Researching Buzzy's story, Jill discovers that Abigail is the sister of Sally Shine. Abigail was secretly jealous of her younger sister's talents and fame. Although Halloween was Abigail's birthday, no one seemed to have remembered. After finding out that Abigail caused the curse, she also discovers that Abigail has been in a sanitarium ever since, but is allowed out on day release.

Buzzy realizes that finding the personal effects of the guests (a lock of Sally's hair, Ms. Partridge's handkerchief, Dewey's spare bell-boy hat, Gilbert's Oxford spectacles, and Carolyn's locket) and repairing the elevator have given Abigail the means to complete the curse. He and Jill rush back to the hotel, but they are too late. Unaware that they are about to walk into a trap, Carolyn, Gilbert, Dewey, Emeline, and Sally enter the repaired elevator. Anna runs in, but only Sally makes it out of the elevator before the doors close and the car moves up the shaft. The group confronts Abigail, who then tearfully admits her actions before Sally appears.

The elevator continues to move up, but gets stuck on the 11th floor again, with only minutes left before the final phase of the curse takes effect. Sally explains that the party was a surprise birthday party for Abigail and apologizes to Abigail for not being able to get to it, but of course, Abigail did not know about it. Sally has kept the present she wanted to give to Abby - a golden friendship bracelet with two hearts engraved with their names - assuming she would forgive her. Buzzy then explains that Abigail was the one who started the curse all out of jealousy over Sally, which makes Sally surprised that Abigail is an old woman now and was the one responsible. Abigail is distraught at her mistake, but does not know how to stop the spell. Buzzy, Q, Jill, Abby, and Sally board the service elevator, catching up with the others on the 11th floor. Anna manages to leap from an emergency escape hatch, rejoining Buzzy and the others, but at exactly 8:05 pm, lightning strikes the hotel again, and both cars plummet towards the basement. Amid the chaos, Sally and Abby reconcile, breaking the curse. As they hold hands, they both dissolve into a shower of golden sparkles that safely stops both elevators just before they crash.
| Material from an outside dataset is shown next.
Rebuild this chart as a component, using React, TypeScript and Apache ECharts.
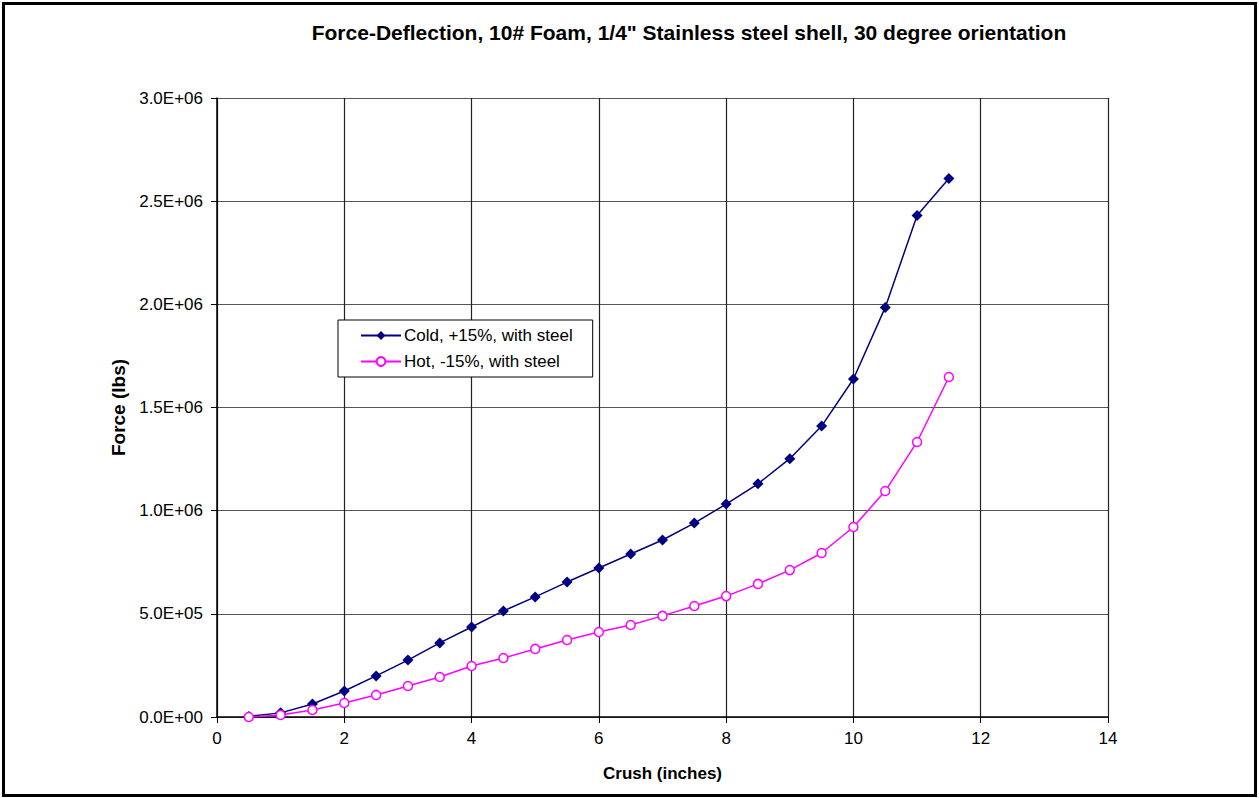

Buzzy and his group follow up behind as Carolyn, Gilbert, Dewey, Emeline, and Sally finally ascend to the party at the Tip-Top Club, restored to its former glory; Gilbert proposes to Carolyn after the latter performs for the party. One by one, the ghosts then ascend to Heaven, along with the other partygoers. Abigail, now a child again, appears with Sally, and thanks her for the present. The sisters then hold hands and vanish into golden sparkles, reversing the curse on the hotel. With the spell broken, the Hollywood Tower Hotel is restored and reopened to the public, with Q taking charge as the new owner.

==Production==
===Writing===
DJ MacHale was chosen to write the film, and he finished his draft March 20, 1997. The film was written without any attachment to The Twilight Zone brand. Executive producer George Zaloom said, "What we've done is to create a story line based on some action things that occur at the attraction." He went on to say, "We've taken the free-fall elevator, as well as the Hollywood milieu, and have come up with a whole scenario."

On March 22, 1997, when it was announced that ABC would be reviving The Wonderful World of Disney, it was revealed that Kirsten Dunst would be starring in a new film for their Sunday line up, entitled Tower of Terror.

===Filming===
According to Knight Ridder, filming began in May 1997.
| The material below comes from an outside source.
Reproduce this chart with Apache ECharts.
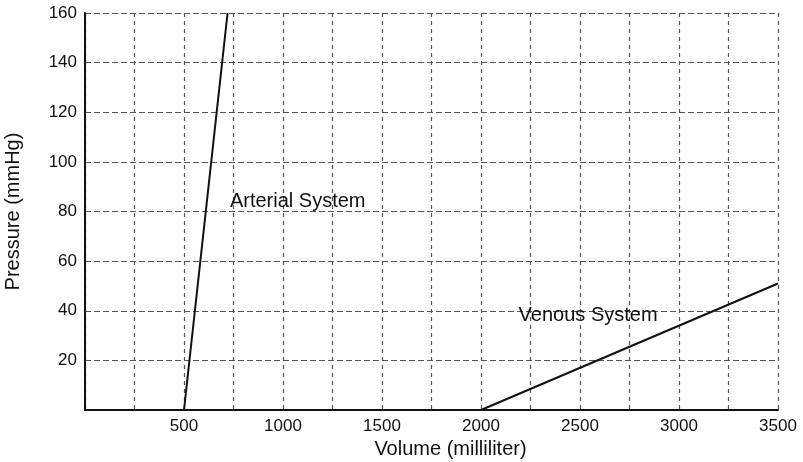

When asked why the film would be shot in California, rather than at Disney-MGM Studios' production facilities, Disney spokesperson Craig Martinelli said, "...it's logistics more than anything else." But he did go on to say exterior shots would be filmed at the Orlando attraction in the summer of 1997.

==Release==
To promote the film, on October 16, 1997, Kirsten Dunst appeared on Live with Regis and Kathie Lee.
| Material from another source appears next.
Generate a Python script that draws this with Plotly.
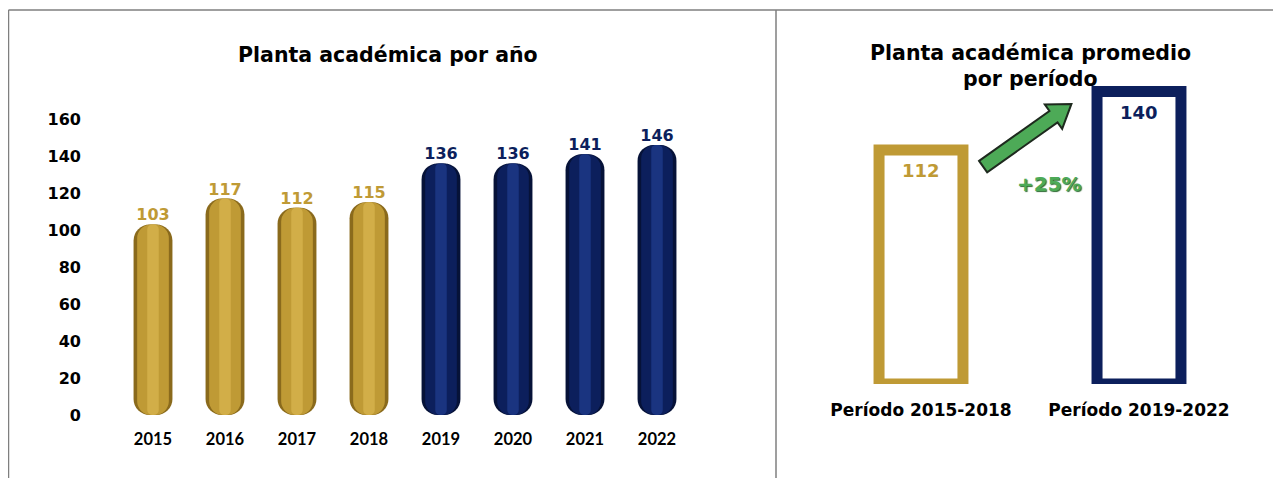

On Tuesday, October 21, Dunst appeared at Disney-MGM Studios to sign novelizations of Tower of Terror in front of The Twilight Zone Tower of Terror. The following day, she participated in the handprint ceremony at the park, then hosted a Q&A at the Theater of the Stars.

==Reception==
The Olympian called the film, "a fairly interesting tale," and applauded MacHale, saying, "[he] has directed beautifully."